Effective Hamiltonian of Strained Graphene

TL;DR

This paper derives an effective Hamiltonian for strained graphene, accounting for symmetry properties and substrate effects, enabling analysis of strain-induced phenomena like bandgap opening and pseudo-magnetic fields.

Contribution

The paper presents a new effective Hamiltonian model for non-uniform strain in graphene, including substrate effects and symmetry breaking, which aligns with first-principles calculations.

Findings

Hamiltonian reproduces first-principles spectra up to 10% strain

Out-of-plane optical strain opens a bandgap in graphene

Model facilitates analysis of strain-induced electron-phonon interactions

Abstract

Based on the symmetry properties of graphene lattice, we derive the effective Hamiltonian of graphene under spatially non-uniform acoustic and optical strains.
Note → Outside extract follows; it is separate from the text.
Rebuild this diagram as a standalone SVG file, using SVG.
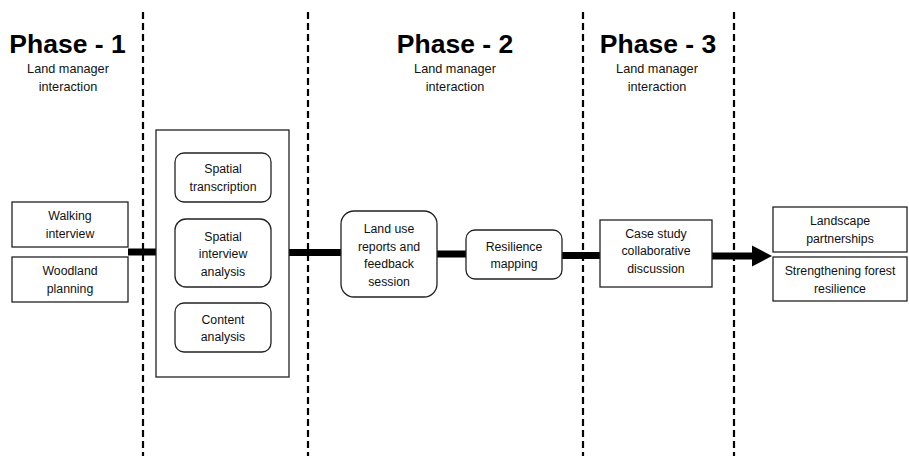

We show that with the proper selection of the parameters, the obtained Hamiltonian reproduces the results of first-principles spectrum calculations for acoustic strain up to 10%. The results are generalized for the case of graphene with broken plane reflection symmetry, which corresponds, for example, to the case of graphene placed at a substrate. Here, essential modifications to the Hamiltonian give rise, in particular, to the gap opening in the spectrum in the presence of the out of plane component of optical strain, which is shown to be due to the lifting of the sublattice symmetry. The developed effective Hamiltonian can be used as a convenient tool for analysis of a variety of strain-related effects, including electron-phonon interaction or pseudo-magnetic fields induced by the non-uniform strain.